Bereits 1885 eröffnete im heute nahe dem Flughafen gelegenen südlichen Vorort Bir Hassan eine Rennbahn für Pferdesport. 1918 schließlich zog man in das bis heute genutzte Hippodrom um, das direkt an den weitläufigen Stadtpark angrenzt. Die Tricolore, die von der unmittelbare daneben gelegenen französischen Botschaft weht, erinnert an den historischen Standort des Hippodroms: Von der "Résidence des Pins" aus rief der französische Hochkomissar Gouraud 1920 den Groß-Libanon aus. Besagte Pinien schmücken bis heute den Innenbereich des Hippodroms, das im Übrigen auch jedes Jahr im Sommer Schauplatz einer internationalen Gartenschau ist.
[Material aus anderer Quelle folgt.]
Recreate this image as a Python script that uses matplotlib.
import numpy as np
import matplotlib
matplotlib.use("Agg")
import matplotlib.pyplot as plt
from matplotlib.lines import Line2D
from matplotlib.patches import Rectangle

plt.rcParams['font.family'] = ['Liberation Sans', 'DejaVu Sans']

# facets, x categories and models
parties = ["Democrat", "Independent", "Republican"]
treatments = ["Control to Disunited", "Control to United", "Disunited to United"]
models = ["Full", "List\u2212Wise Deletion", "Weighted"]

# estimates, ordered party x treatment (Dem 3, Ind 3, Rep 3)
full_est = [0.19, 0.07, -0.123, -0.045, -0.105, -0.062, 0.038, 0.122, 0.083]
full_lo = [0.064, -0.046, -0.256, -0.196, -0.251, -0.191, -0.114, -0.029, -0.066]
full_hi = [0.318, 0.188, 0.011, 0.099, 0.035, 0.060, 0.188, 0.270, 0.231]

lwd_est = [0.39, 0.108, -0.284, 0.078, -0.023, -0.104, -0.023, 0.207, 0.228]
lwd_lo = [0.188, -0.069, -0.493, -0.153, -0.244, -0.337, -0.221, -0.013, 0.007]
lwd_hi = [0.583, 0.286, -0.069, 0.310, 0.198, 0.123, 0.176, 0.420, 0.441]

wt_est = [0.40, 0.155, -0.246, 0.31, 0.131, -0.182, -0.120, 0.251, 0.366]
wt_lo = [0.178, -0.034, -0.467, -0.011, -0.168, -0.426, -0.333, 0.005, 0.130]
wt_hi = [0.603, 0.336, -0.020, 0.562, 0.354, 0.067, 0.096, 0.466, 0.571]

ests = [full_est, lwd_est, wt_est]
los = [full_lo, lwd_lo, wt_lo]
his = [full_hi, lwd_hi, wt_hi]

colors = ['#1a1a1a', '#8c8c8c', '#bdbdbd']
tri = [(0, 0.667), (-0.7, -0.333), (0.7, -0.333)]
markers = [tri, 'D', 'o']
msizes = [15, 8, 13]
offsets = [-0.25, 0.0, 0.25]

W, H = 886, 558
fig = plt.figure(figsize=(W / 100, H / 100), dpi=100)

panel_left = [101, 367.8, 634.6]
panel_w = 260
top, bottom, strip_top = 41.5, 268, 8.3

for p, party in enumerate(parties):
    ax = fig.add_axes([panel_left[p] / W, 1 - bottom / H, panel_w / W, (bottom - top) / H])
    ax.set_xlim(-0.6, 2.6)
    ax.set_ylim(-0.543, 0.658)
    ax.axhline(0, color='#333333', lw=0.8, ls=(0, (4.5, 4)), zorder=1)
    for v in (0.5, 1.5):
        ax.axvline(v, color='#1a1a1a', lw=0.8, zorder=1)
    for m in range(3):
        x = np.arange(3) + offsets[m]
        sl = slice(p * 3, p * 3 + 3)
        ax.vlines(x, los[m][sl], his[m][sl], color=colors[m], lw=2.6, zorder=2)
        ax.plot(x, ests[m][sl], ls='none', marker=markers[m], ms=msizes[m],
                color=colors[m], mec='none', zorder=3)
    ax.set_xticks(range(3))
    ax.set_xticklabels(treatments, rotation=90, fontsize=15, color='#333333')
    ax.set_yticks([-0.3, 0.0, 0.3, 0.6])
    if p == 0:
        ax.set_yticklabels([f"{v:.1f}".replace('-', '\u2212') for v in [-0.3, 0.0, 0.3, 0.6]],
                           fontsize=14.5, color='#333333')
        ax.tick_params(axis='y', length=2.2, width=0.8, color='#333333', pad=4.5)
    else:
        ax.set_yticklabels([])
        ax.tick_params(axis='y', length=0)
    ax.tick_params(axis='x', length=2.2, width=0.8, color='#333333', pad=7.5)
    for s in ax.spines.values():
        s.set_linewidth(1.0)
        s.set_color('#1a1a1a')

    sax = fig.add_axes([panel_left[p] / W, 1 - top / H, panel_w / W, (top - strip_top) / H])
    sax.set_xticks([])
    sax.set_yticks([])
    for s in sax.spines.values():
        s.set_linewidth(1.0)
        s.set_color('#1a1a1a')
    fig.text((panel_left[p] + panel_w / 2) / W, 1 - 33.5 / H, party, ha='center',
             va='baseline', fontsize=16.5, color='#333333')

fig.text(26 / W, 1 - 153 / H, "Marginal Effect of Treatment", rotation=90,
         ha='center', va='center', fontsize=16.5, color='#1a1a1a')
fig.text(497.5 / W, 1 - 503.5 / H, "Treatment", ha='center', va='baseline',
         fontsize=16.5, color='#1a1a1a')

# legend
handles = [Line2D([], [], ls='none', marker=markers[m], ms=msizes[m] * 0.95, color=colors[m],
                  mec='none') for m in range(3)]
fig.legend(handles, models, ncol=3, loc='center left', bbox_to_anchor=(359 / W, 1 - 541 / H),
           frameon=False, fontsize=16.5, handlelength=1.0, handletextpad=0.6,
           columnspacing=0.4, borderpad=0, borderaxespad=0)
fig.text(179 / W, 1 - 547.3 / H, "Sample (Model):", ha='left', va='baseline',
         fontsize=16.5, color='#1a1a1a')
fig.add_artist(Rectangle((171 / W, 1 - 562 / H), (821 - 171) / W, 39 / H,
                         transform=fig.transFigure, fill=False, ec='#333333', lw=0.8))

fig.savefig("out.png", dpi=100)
Der andere Teil des Innenbereiches wird von einem riesigen Parkplatz eingenommen, auf dem hunderte Service-Taxis auf den treuesten Kundenstammm des Beiruter Pferderennens schließen lassen. Junge Menschen sind hier eindeutig in der Unterzahl, ebenso Frauen. Auf einer winzigen VIP-Tribüne lassen sich gut ein Dutzend wohlhabende Beirutis bedienen, sie sind jedoch wohl nur hier, weil sie zumeist die auflaufenden Pferde besitzen. Im Großen und Ganzen ist das Pferderennen eine Veranstaltung des kleinen Mannes, mehr Karlshorst denn Ascott.
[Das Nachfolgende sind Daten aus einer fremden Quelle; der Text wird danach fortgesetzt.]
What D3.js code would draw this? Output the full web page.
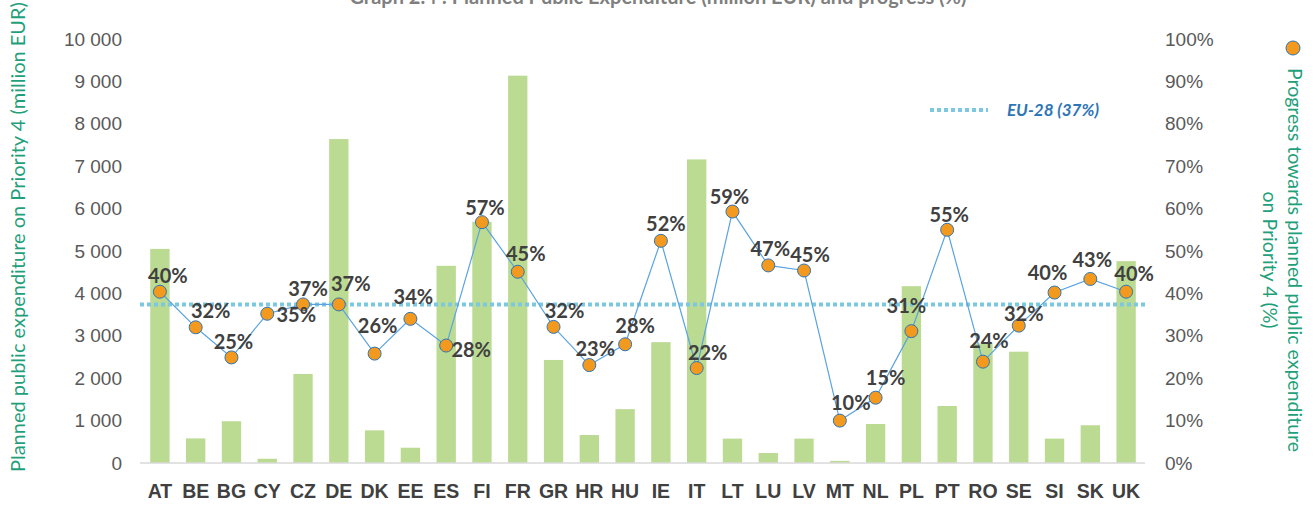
<!DOCTYPE html>
<html>
<head>
<meta charset="utf-8">
<script src="https://cdn.jsdelivr.net/npm/d3@7/dist/d3.min.js"></script>
<style>
  body { margin: 0; background: #fff; }
  svg { font-family: Lato, "Open Sans", sans-serif; }
  .tick text { fill: #595959; font-size: 19px; }
  .dlabel { fill: #404040; font-size: 20px; font-weight: bold; }
  .axtitle { fill: #1fa07a; font-size: 19.5px; }
</style>
</head>
<body>
<svg class="chart" width="1316" height="505"></svg>
<script>
// data
var countries = ["AT","BE","BG","CY","CZ","DE","DK","EE","ES","FI","FR","GR","HR","HU",
                 "IE","IT","LT","LU","LV","MT","NL","PL","PT","RO","SE","SI","SK","UK"];
var planned = [5050, 580, 985, 100, 2100, 7640, 770, 360, 4650, 5690, 9135, 2430, 660, 1270,
               2850, 7160, 575, 235, 575, 50, 920, 4170, 1345, 2820, 2625, 575, 890, 4760];
var progress = [0.404, 0.320, 0.249, 0.352, 0.374, 0.374, 0.258, 0.340, 0.277, 0.568, 0.451, 0.321, 0.231, 0.280,
                0.524, 0.224, 0.593, 0.466, 0.454, 0.100, 0.154, 0.311, 0.550, 0.239, 0.324, 0.402, 0.434, 0.404];
var euAverage = 0.374;
var leftTicks = [0, 1000, 2000, 3000, 4000, 5000, 6000, 7000, 8000, 9000, 10000];
var rightTicks = [0, 0.1, 0.2, 0.3, 0.4, 0.5, 0.6, 0.7, 0.8, 0.9, 1];

// hand-placed data labels (dx, dy from the marker)
var labelNudge = [[8,-16],[15,-16],[2,-15],[29,1],[5,-15],[12,-20],[3,-28],[3,-22],[25,4],[3,-14],
                  [8,-18],[11,-16],[6,-16],[10,-18],[5,-17],[11,-15],[-3,-15],[2,-16],[6,-16],[11,-18],
                  [10,-20],[-5,-25],[2,-15],[6,-21],[5,-12],[-7,-20],[2,-19],[8,-18]];

var svg = d3.select(".chart");
var plotTop = 39, plotBottom = 463;

var x = d3.scaleBand()
    .domain(countries)
    .range([142, 1144])
    .paddingInner(0.46)
    .paddingOuter(0.23);
var yL = d3.scaleLinear().domain([0, 10000]).range([plotBottom, plotTop]);
var yR = d3.scaleLinear().domain([0, 1]).range([plotBottom, plotTop]);

// title (partly cut off at the top)
svg.append("text")
    .attr("x", 658)
    .attr("y", 4)
    .style("text-anchor", "middle")
    .style("font-size", "20px")
    .style("font-weight", "bold")
    .style("fill", "#7f7f7f")
    .text("Graph 2.4 : Planned Public Expenditure (million EUR) and progress (%)");

// left axis
var la = svg.append("g")
    .attr("transform", "translate(131,0)")
    .call(d3.axisLeft(yL).tickValues(leftTicks).tickSize(0).tickPadding(9)
        .tickFormat(function(d) { return d3.format(",")(d).replace(",", " "); }));
la.select(".domain").remove();

// right axis
var ra = svg.append("g")
    .attr("transform", "translate(1157,0)")
    .call(d3.axisRight(yR).tickValues(rightTicks).tickSize(0).tickPadding(8)
        .tickFormat(d3.format(".0%")));
ra.select(".domain").remove();

// bars
svg.append("g").selectAll("rect")
    .data(planned)
    .enter().append("rect")
    .attr("x", function(d, i) { return x(countries[i]); })
    .attr("width", x.bandwidth())
    .attr("y", function(d) { return yL(d); })
    .attr("height", function(d) { return plotBottom - yL(d); })
    .attr("fill", "#bbda92");

// x axis
var xa = svg.append("g")
    .attr("transform", "translate(0," + plotBottom + ")")
    .call(d3.axisBottom(x).tickSize(0).tickPadding(21));
xa.select(".domain").remove();
xa.selectAll("text")
    .style("fill", "#404040")
    .style("font-size", "19.5px")
    .style("font-weight", "bold");
svg.append("line")
    .attr("x1", 140).attr("x2", 1145)
    .attr("y1", plotBottom).attr("y2", plotBottom)
    .attr("stroke", "#d9d9d9").attr("stroke-width", 1.5);

// EU-28 average line
svg.append("line")
    .attr("x1", 140).attr("x2", 1145)
    .attr("y1", yR(euAverage)).attr("y2", yR(euAverage))
    .attr("stroke", "#7cc8e0").attr("stroke-width", 4)
    .attr("stroke-dasharray", "4,3");

// progress line + markers
var cx = function(i) { return x(countries[i]) + x.bandwidth() / 2; };
svg.append("path")
    .datum(progress)
    .attr("d", d3.line().x(function(d, i) { return cx(i); }).y(function(d) { return yR(d); }))
    .attr("fill", "none")
    .attr("stroke", "#5ba3e0")
    .attr("stroke-width", 1.2);

svg.append("g").selectAll("circle")
    .data(progress)
    .enter().append("circle")
    .attr("cx", function(d, i) { return cx(i); })
    .attr("cy", function(d) { return yR(d); })
    .attr("r", 6.5)
    .attr("fill", "#f39a1e")
    .attr("stroke", "#2e75b6")
    .attr("stroke-width", 1);

svg.append("g").selectAll("text")
    .data(progress)
    .enter().append("text")
    .attr("class", "dlabel")
    .attr("x", function(d, i) { return cx(i) + labelNudge[i][0]; })
    .attr("y", function(d, i) { return yR(d) + labelNudge[i][1]; })
    .attr("dy", "0.35em")
    .style("text-anchor", "middle")
    .text(function(d) { return Math.round(d * 100) + "%"; });

// legend for EU-28
var lg = svg.append("g").attr("class", "legendgroup");
lg.append("line")
    .attr("x1", 930).attr("x2", 988)
    .attr("y1", 110).attr("y2", 110)
    .attr("stroke", "#7cc8e0").attr("stroke-width", 4)
    .attr("stroke-dasharray", "4,3");
lg.append("text")
    .attr("x", 1007).attr("y", 110)
    .attr("dy", "0.35em")
    .style("font-size", "17px")
    .style("font-weight", "bold")
    .style("font-style", "italic")
    .style("fill", "#2e75b6")
    .text("EU-28 (37%)");

// axis titles
svg.append("text")
    .attr("class", "axtitle")
    .attr("transform", "translate(25,472) rotate(-90)")
    .style("text-anchor", "start")
    .style("font-size", "20px")
    .text("Planned public expenditure  on Priority 4 (million EUR)");

svg.append("circle")
    .attr("cx", 1293).attr("cy", 48).attr("r", 7)
    .attr("fill", "#f39a1e").attr("stroke", "#2e75b6").attr("stroke-width", 1);
var rt = svg.append("text")
    .attr("class", "axtitle")
    .attr("transform", "translate(1288,260) rotate(90)")
    .style("text-anchor", "middle");
rt.append("tspan").attr("x", 0).attr("y", 0).text("Progress towards planned public expenditure");
rt.append("tspan").attr("x", 0).attr("y", 25).text("on Priority 4 (%)");
</script>
</body>
</html>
Nach kritischer Begutachtung der Pferde und Jockeys vor jedem Rennen eilen die eifrigen Wetter unter den Zuschauern zu den Wettkabinen. Auch uns packt jetzt das Wettfieber und wir studieren die Namensliste des nächsten Rennens. Ich platziere 3000 Lira (ca. 2$) auf das Pferd mit dem schönen Namen Sham'at Lubnan (Kerze des Libanon)im 3. Lauf, doch gehe leider leer aus. Immerhin gewinnen meine Begleiter im nächsten Rennen knapp 20.000 Lira, als der Außenseiter Kisrewan (benannt nach der Region im Libanongebirge) im Fotofinish die Ziellinie überquert. Großer Jubel brandet um uns herauf, offensichtlich haben viele hier auf das Pferd mit dem patriotischen Namen gesetzt. Bald legt sich die Euphorie wieder und die Pferdefreunde widmen sich schon dem nächsten Rennen, und so wird es bis zum Sonnenuntergang wohl weitergehen.